While out hunting for new pieces for Elly Maggy Vintage, I was immediately drawn to this dress' beautiful pomegranate print, reproduced on gorgeous, tissue-soft silk.
When I spotted the interior label, I knew that this piece was very special. The designer of the print was named as Susan Williams-Ellis, the founder of Portmeirion Pottery and daughter of the architect, Clough Williams-Ellis, who built the brilliantly playful and colourful Italianate village, Portmeirion, in Wales.
Having studied art at Chelsea Polytechnic under Henry Moore and Graham Sutherland, Susan Williams-Evans produced four panels for the 1951 Festival of Britain before becoming internationally famous for her distinctive Portmeirion Pottery designs.
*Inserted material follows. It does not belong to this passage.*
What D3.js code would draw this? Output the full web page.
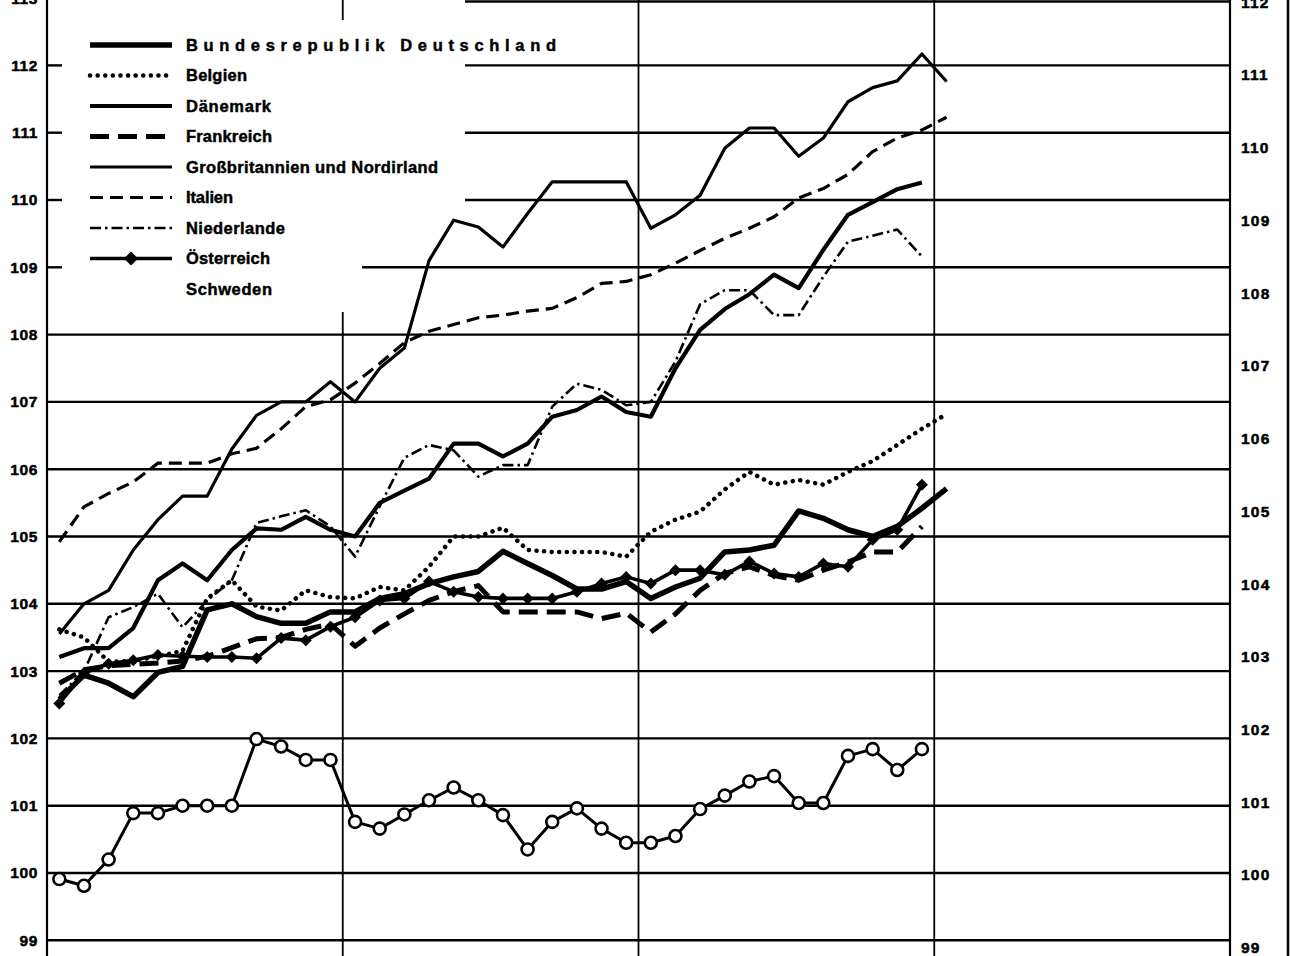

This particular dress has a very similar feel to her wonderful 1970 'Magic Garden' design with a similar colourway to her artwork for the Monte Sol pattern.
|1970s Magic Garden mug|
|1960s Monte Sol Kitchen canisters available at Chixycoco on Etsy|
While researching online for more information, I was interested to discover that Williams-Ellis' granddaughter, Rose Fulbright, has continued the artistic tradition of her family and become a fashion designer, who reproduces Williams-Ellis' prints on a range of beautiful silk loungewear. You can view her lovely creations over on her website at www.rosefulbright.com.
When my internet searches on the Cara label proved tricky, Rose kindly helped by providing some background on the dress, confirming that Williams-Ellis worked on her fashion project with the Cara label for a short while during the 1980s. She informed me that the print appears to be based on one of Williams-Ellis' felt pen drawings and was printed onto the silk fabric in India.
Having spent a large part of my life living on the Staffordshire / Cheshire border, I was delighted to find a piece of clothing linked to the Potteries. I've always thought that the inventive designs of the ceramics industry could lend themselves well to textiles and this dress is a beautiful case in point.